Former Players, NFL Reach Settlement in Head Injury Lawsuits


posted in on August 30,2013

A settlement has been reached between former NFL players and the National Football League over allegations that the NFL had not disclosed the dangers of multiple and frequent head injuries to players. The proposed settlement, totaling $765 million covers some 4,500 former players suing the league over head injuries. The settlement breaks down to $170,000, on average, per player.

Under the agreement, the NFL will contribute $765 million to provide injury compensation and medical benefits for retired NFL players. The settlement amount will also fund medical and safety research and will cover litigation expenses.

The litigation in the NFL over head injuries starting in August 2011 when seven former football players filed a lawsuit against the NFL claiming that the NFL had not adequately warned players about the consequences of sustaining multiple head injuries during the span of their playing careers. From its inception, the lawsuit grew to include more than 4,500 former NFL players with hundreds of Complaints that the former players gave their bodies up in return for the market value of their services.

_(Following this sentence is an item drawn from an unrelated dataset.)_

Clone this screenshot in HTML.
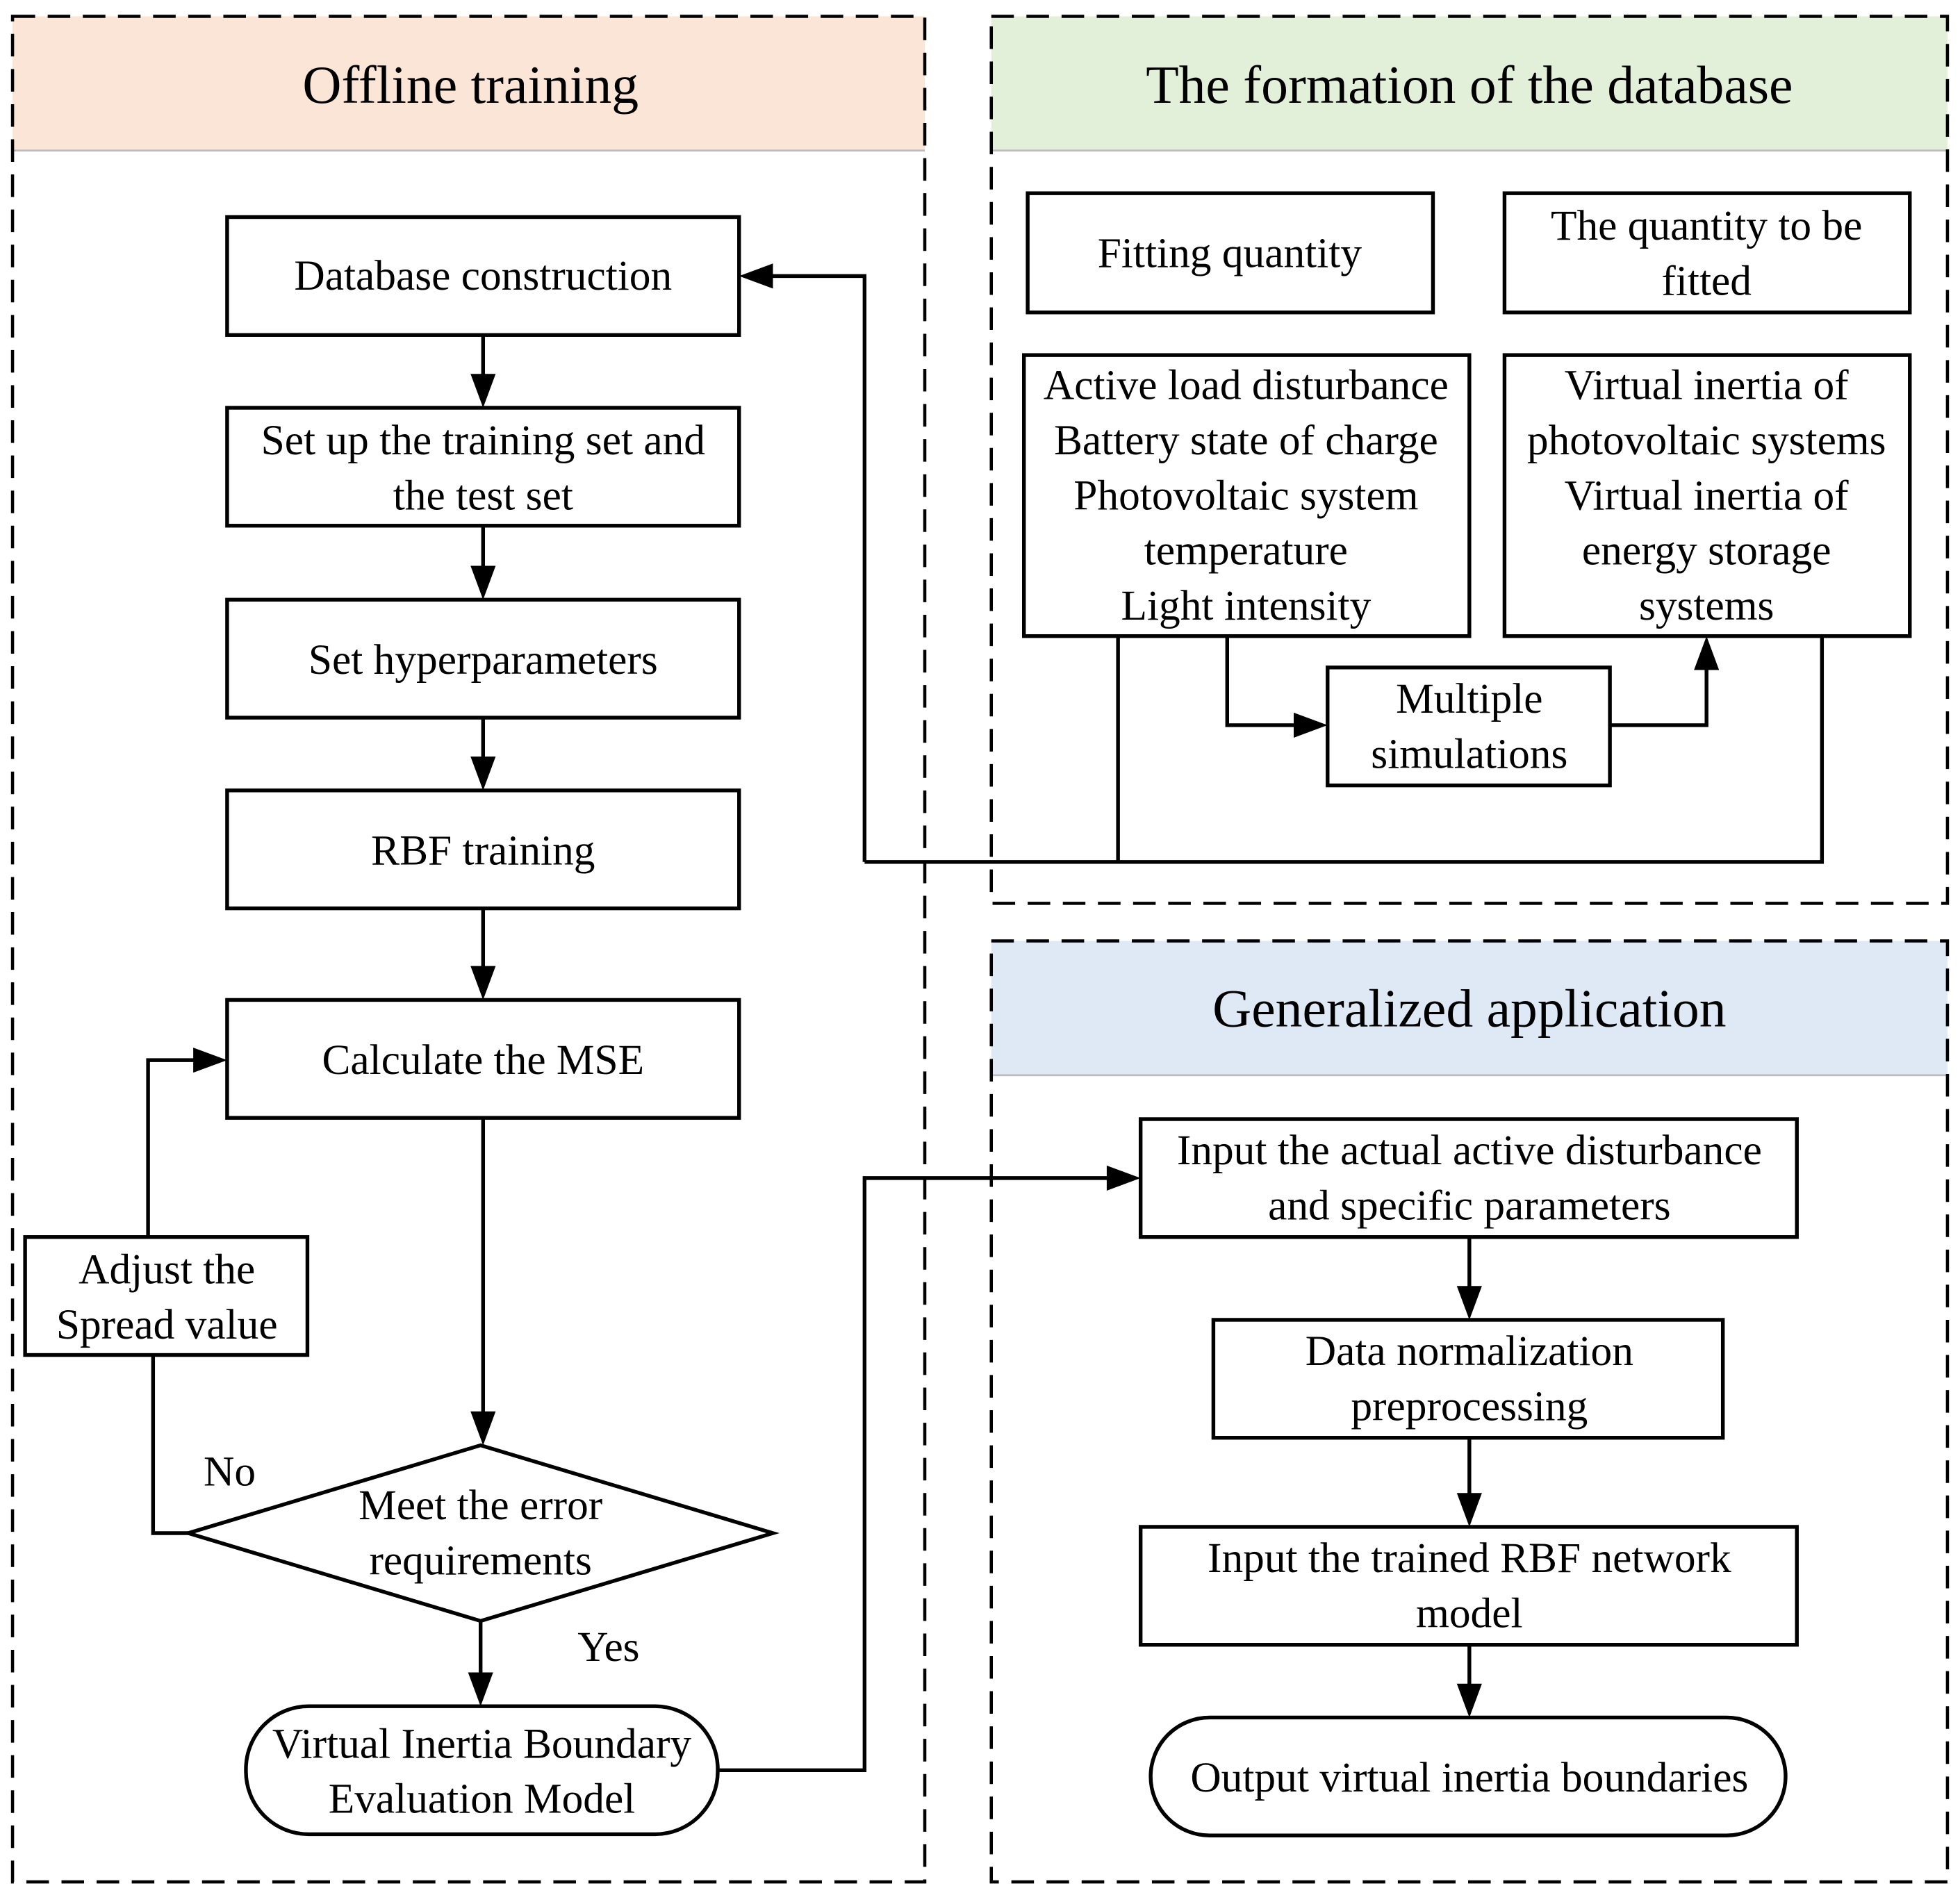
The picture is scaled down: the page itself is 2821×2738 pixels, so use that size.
<!DOCTYPE html>
<html><head><meta charset="utf-8"><style>
html,body{margin:0;padding:0;background:#fff;}
svg{display:block;}
text{font-family:"Liberation Serif",serif;fill:#000;}
</style></head><body>
<svg width="2821" height="2738" viewBox="0 0 1562 1516" xmlns="http://www.w3.org/2000/svg">
<!-- headers -->
<rect x="10" y="13" width="727" height="107" fill="#fbe5d6"/>
<rect x="790" y="13" width="762" height="107" fill="#e2efd9"/>
<rect x="790" y="750" width="762" height="107" fill="#dee9f5"/>
<line x1="10" y1="120" x2="737" y2="120" stroke="#bbb" stroke-width="1.5"/>
<line x1="790" y1="120" x2="1552" y2="120" stroke="#bbb" stroke-width="1.5"/>
<line x1="790" y1="857" x2="1552" y2="857" stroke="#bbb" stroke-width="1.5"/>
<g fill="none" stroke="#000" stroke-width="2.5" stroke-dasharray="18,10">
<rect x="10" y="13" width="727" height="1487"/>
<rect x="790" y="13" width="762" height="707"/>
<rect x="790" y="750" width="762" height="750"/>
</g>
<text x="375" y="82" font-size="43" text-anchor="middle">Offline training</text>
<text x="1171" y="82" font-size="43" text-anchor="middle">The formation of the database</text>
<text x="1171" y="818" font-size="43" text-anchor="middle">Generalized application</text>

<g fill="#fff" stroke="#000" stroke-width="3">
<rect x="181" y="173" width="408" height="94"/>
<rect x="181" y="325" width="408" height="94"/>
<rect x="181" y="478" width="408" height="94"/>
<rect x="181" y="630" width="408" height="94"/>
<rect x="181" y="797" width="408" height="94"/>
<polygon points="150,1222 383,1152 616,1222 383,1292"/>
<rect x="20" y="986" width="225" height="94"/>
<rect x="196" y="1360" width="376" height="102" rx="50"/>
<rect x="819" y="154" width="323" height="95"/>
<rect x="1199" y="154" width="323" height="95"/>
<rect x="816" y="283" width="355" height="224"/>
<rect x="1199" y="283" width="323" height="224"/>
<rect x="1058" y="532" width="225" height="94"/>
<rect x="909" y="892" width="523" height="94"/>
<rect x="967" y="1052" width="406" height="94"/>
<rect x="909" y="1217" width="523" height="94"/>
<rect x="917" y="1369" width="506" height="94" rx="47"/>
</g>

<g fill="none" stroke="#000" stroke-width="3">
<line x1="385" y1="267" x2="385" y2="300"/>
<line x1="385" y1="419" x2="385" y2="453"/>
<line x1="385" y1="572" x2="385" y2="605"/>
<line x1="385" y1="724" x2="385" y2="772"/>
<line x1="385" y1="891" x2="385" y2="1127"/>
<line x1="383" y1="1292" x2="383" y2="1335"/>
<polyline points="150,1222 122,1222 122,1080"/>
<polyline points="118,986 118,845 156,845"/>
<polyline points="572,1411 689,1411 689,939 884,939"/>
<polyline points="891,507 891,687 1452,687 1452,507"/>
<polyline points="689,687 891,687"/>
<polyline points="689,687 689,220 614,220"/>
<polyline points="978,507 978,578 1033,578"/>
<polyline points="1283,578 1360,578 1360,532"/>
<line x1="1171" y1="986" x2="1171" y2="1027"/>
<line x1="1171" y1="1146" x2="1171" y2="1192"/>
<line x1="1171" y1="1311" x2="1171" y2="1344"/>
</g>
<g fill="#000">
<polygon points="375,298 395,298 385,325"/>
<polygon points="375,451 395,451 385,478"/>
<polygon points="375,603 395,603 385,630"/>
<polygon points="375,770 395,770 385,797"/>
<polygon points="375,1125 395,1125 385,1152"/>
<polygon points="373,1333 393,1333 383,1360"/>
<polygon points="154,835 154,855 181,845"/>
<polygon points="882,929 882,949 909,939"/>
<polygon points="616,210 616,230 589,220"/>
<polygon points="1031,568 1031,588 1058,578"/>
<polygon points="1350,534 1370,534 1360,507"/>
<polygon points="1161,1025 1181,1025 1171,1052"/>
<polygon points="1161,1190 1181,1190 1171,1217"/>
<polygon points="1161,1342 1181,1342 1171,1369"/>
</g>

<g font-size="34" text-anchor="middle">
<text x="385" y="231">Database construction</text>
<text x="385" y="362">Set up the training set and</text>
<text x="385" y="406">the test set</text>
<text x="385" y="537">Set hyperparameters</text>
<text x="385" y="689">RBF training</text>
<text x="385" y="856">Calculate the MSE</text>
<text x="383" y="1211">Meet the error</text>
<text x="383" y="1255">requirements</text>
<text x="133" y="1023">Adjust the</text>
<text x="133" y="1067">Spread value</text>
<text x="384" y="1401">Virtual Inertia Boundary</text>
<text x="384" y="1445">Evaluation Model</text>
<text x="183" y="1184">No</text>
<text x="485" y="1324">Yes</text>
<text x="980" y="213">Fitting quantity</text>
<text x="1360" y="191">The quantity to be</text>
<text x="1360" y="235">fitted</text>
<text x="993" y="318">Active load disturbance</text>
<text x="993" y="362">Battery state of charge</text>
<text x="993" y="406">Photovoltaic system</text>
<text x="993" y="450">temperature</text>
<text x="993" y="494">Light intensity</text>
<text x="1360" y="318">Virtual inertia of</text>
<text x="1360" y="362">photovoltaic systems</text>
<text x="1360" y="406">Virtual inertia of</text>
<text x="1360" y="450">energy storage</text>
<text x="1360" y="494">systems</text>
<text x="1171" y="568">Multiple</text>
<text x="1171" y="612">simulations</text>
<text x="1171" y="928">Input the actual active disturbance</text>
<text x="1171" y="972">and specific parameters</text>
<text x="1171" y="1088">Data normalization</text>
<text x="1171" y="1132">preprocessing</text>
<text x="1171" y="1253">Input the trained RBF network</text>
<text x="1171" y="1297">model</text>
<text x="1171" y="1428">Output virtual inertia boundaries</text>
</g>
</svg>
</body></html>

Many of the players who joined in the lawsuits against the NFL claimed that the head trauma they sustained over the course of their football careers caused debilitating effects, including, Alzheimer’s disease, dementia, anxiety, and severe depression. In fact, six of the plaintiffs in the lawsuits actually passed away this year, alone, and according to a review by the Washington Times, at least 59 of the former players have died, causing some of the lawsuits to be filed as wrongful death suits. Interestingly, when examining the cause of death of these players, the Times found that fifteen died from neurodegenerative diseases like Alzheimer’s; eight had heart attacks; four had cancer; and thirteen died from unspecified “long illnesses.” The high death rate from neurodegenerative diseases are of interest especially considering the findings of from the National Institute for Occupational Safety and Health that NFL veterans with five years or more of experience are four times as likely to die of a neurodegenerative disease as the general population.

While the NFL litigation may be coming to an end, pending approval by a federal judge, the struggle over head injuries endures. These lawsuits have brought to the mainstream the importance and significance of head trauma. From the NFL down to midget league football, it is imperative that coaches, players, and loved ones, recognize the risks of head injuries and that equipment be utilized to better protect players from head injuries.

Head injuries, ranging from a concussion, to sustained trauma, can cause severe impairments in individuals. A head injury can cause multiple problems ranging from depression, anxiety, and fatigue, to severe cognitive deficits to the development of Alzheimer’s disease and dementia.